Supplied material:

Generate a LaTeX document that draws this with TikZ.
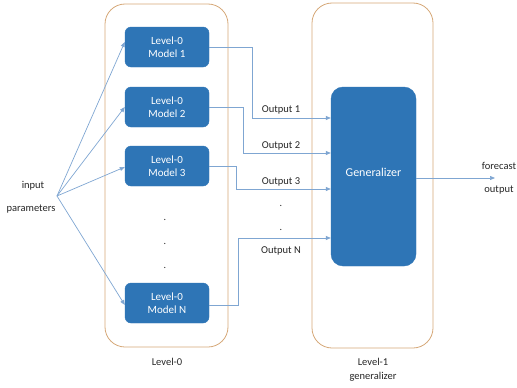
\documentclass[tikz,border=0pt]{standalone}
\usepackage{fontspec}
\setmainfont{Carlito}
\usetikzlibrary{arrows.meta}
\definecolor{boxblue}{HTML}{2E75B6}
\definecolor{lineblue}{HTML}{7FA6D2}
\definecolor{frametan}{HTML}{D6A878}
\definecolor{txt}{HTML}{262626}
\begin{document}
\begin{tikzpicture}[x=1pt,y=-1pt,
  frame/.style={draw=frametan,line width=0.8pt,rounded corners=20pt,fill=white},
  model/.style={fill=boxblue,draw=boxblue,rounded corners=6pt,minimum width=84pt,minimum height=40pt,
     text=white,font=\fontsize{11}{12.5}\selectfont,align=center,inner sep=0pt},
  conn/.style={draw=lineblue,line width=0.7pt},
  arr/.style={conn,-{Triangle[length=5pt,width=4pt]}},
  lbl/.style={text=txt,font=\fontsize{10.5}{12}\selectfont,inner sep=0pt},
  dot/.style={text=txt,font=\fontsize{10}{12}\selectfont,inner sep=0pt}]
\useasboundingbox (0,0) rectangle (517,388);
% containers
\draw[frame] (105,4) rectangle (228,347);
\draw[frame] (312,3) rectangle (433,348);
% level-0 models
\node[model] (m1) at (167,47) {Level-0\\Model 1};
\node[model] (m2) at (167,107) {Level-0\\Model 2};
\node[model] (m3) at (167,166) {Level-0\\Model 3};
\node[model] (mn) at (167,303) {Level-0\\Model N};
\node[dot] (d1) at (165,220) {.};
\node[dot] (d2) at (165,244) {.};
\node[dot] (d3) at (165,268) {.};
% generalizer
\node[fill=boxblue,draw=boxblue,rounded corners=12pt,minimum width=85pt,minimum height=179pt,inner sep=0pt] (g) at (373.5,176.5) {};
\node[text=white,font=\fontsize{12}{14}\selectfont,inner sep=0pt] (gt) at (373.5,172) {Generalizer};
% labels
\node[lbl] (l0) at (167,362) {Level-0};
\node[lbl,align=center,font=\fontsize{10.5}{14}\selectfont] (l1) at (373,370) {Level-1\\generalizer};
\node[lbl] (in1) at (33,186) {input};
\node[lbl] (in2) at (31,209) {parameters};
\coordinate (src) at (57,196);
\draw[arr] (src) -- (m1.west |- 0,42);
\draw[arr] (src) -- (m2.west |- 0,107);
\draw[arr] (src) -- (m3.west |- 0,167);
\draw[arr] (src) -- (mn.west |- 0,305);
% outputs
\draw[arr] (m1.east |- 0,47) -- (252,47) -- (252,118) -- (g.west |- 0,118);
\draw[arr] (m2.east |- 0,107) -- (243,107) -- (243,153) -- (g.west |- 0,153);
\draw[arr] (m3.east |- 0,166) -- (236,166) -- (236,189) -- (g.west |- 0,189);
\draw[arr] (mn.east |- 0,305) -- (238,305) -- (238,238) -- (g.west |- 0,238);
\node[lbl] (o1) at (281,110) {Output 1};
\node[lbl] (o2) at (281,146) {Output 2};
\node[lbl] (o3) at (281,182) {Output 3};
\node[lbl] (on) at (281,251) {Output N};
\node[dot] (e1) at (281,206) {.};
\node[dot] (e2) at (281,230) {.};
% forecast
\coordinate (fo) at (495,178);
\draw[arr] (g.east |- 0,178) -- (fo);
\node[lbl] (f1) at (499,166) {forecast};
\node[lbl] (f2) at (499,190) {output};
\end{tikzpicture}
\end{document}
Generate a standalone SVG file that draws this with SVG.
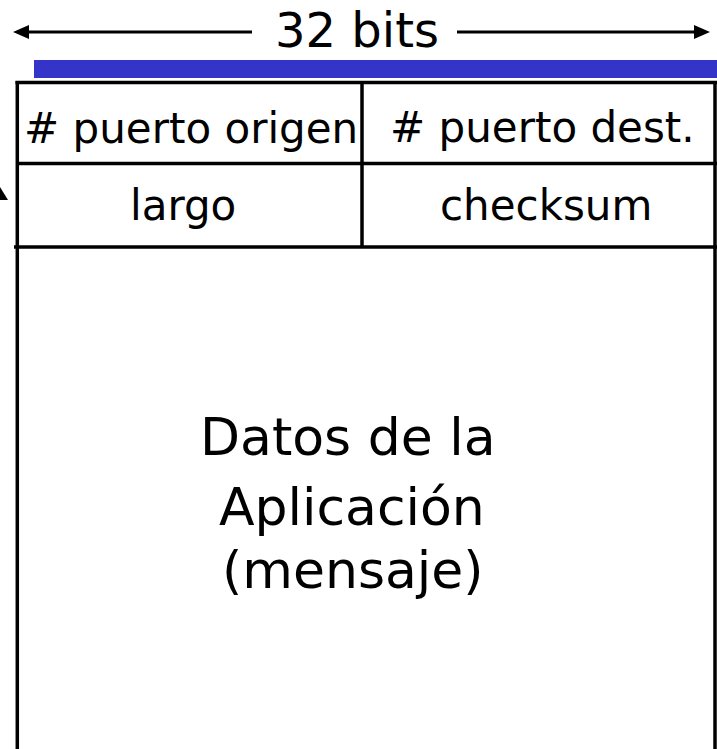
<svg xmlns="http://www.w3.org/2000/svg" width="717" height="749" viewBox="0 0 717 749">
  <style>
    .t { font-family: "DejaVu Sans", "Liberation Sans", sans-serif; fill: #000; }
    .cell { font-size: 42px; }
    .big { font-size: 52px; }
    .ln { stroke: #000; stroke-width: 3.5; fill: none; }
    .arr { stroke: #000; stroke-width: 3; fill: none; }
  </style>
  <defs>
    <marker id="ah" viewBox="0 0 16 14" refX="0" refY="7" markerWidth="16" markerHeight="14" markerUnits="userSpaceOnUse" orient="auto">
      <path d="M0,0 L16,7 L0,14 z" fill="#000"/>
    </marker>
  </defs>
  <rect width="717" height="749" fill="#fff"/>

  <g id="width-label">
    <text class="t" x="357" y="47" font-size="48" text-anchor="middle">32 bits</text>
  </g>

  <g id="connectors">
    <line class="arr" x1="252" y1="32" x2="29" y2="32" marker-end="url(#ah)"/>
    <line class="arr" x1="457" y1="32" x2="694" y2="32" marker-end="url(#ah)"/>
    <polygon points="-8,200 0,187 8,200" fill="#000"/>
  </g>

  <g id="blue-bar">
    <rect x="34" y="60" width="683" height="18" fill="#3434c9"/>
  </g>

  <g id="table">
    <line class="ln" x1="17.3" y1="81" x2="17.3" y2="749"/>
    <line class="ln" x1="715" y1="81" x2="715" y2="749"/>
    <line class="ln" x1="15.5" y1="82.5" x2="717" y2="82.5"/>
    <line class="ln" x1="17" y1="163.5" x2="717" y2="163.5"/>
    <line class="ln" x1="14" y1="247" x2="717" y2="247"/>
    <line class="ln" x1="362" y1="82" x2="362" y2="247"/>
  </g>

  <g id="src-port">
    <text class="t cell" x="24" y="143"># puerto origen</text>
  </g>
  <g id="dst-port">
    <text class="t cell" x="390" y="142"># puerto dest.</text>
  </g>
  <g id="length">
    <text class="t cell" x="130" y="220">largo</text>
  </g>
  <g id="checksum">
    <text class="t cell" x="440" y="220">checksum</text>
  </g>
  <g id="data">
    <text class="t big" x="200" y="455">Datos de la</text>
    <text class="t big" x="219" y="525">Aplicación</text>
    <text class="t big" x="222" y="588">(mensaje)</text>
  </g>
</svg>
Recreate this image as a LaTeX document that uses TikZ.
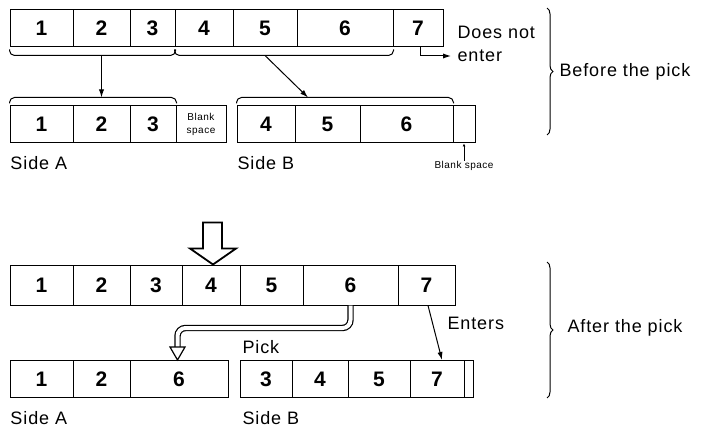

What this task involves: Pull out each line of the records holding the string "draws".

Output for this exercise:
Generate a LaTeX document that draws this with TikZ.
Generate a standalone SVG file that draws this with SVG.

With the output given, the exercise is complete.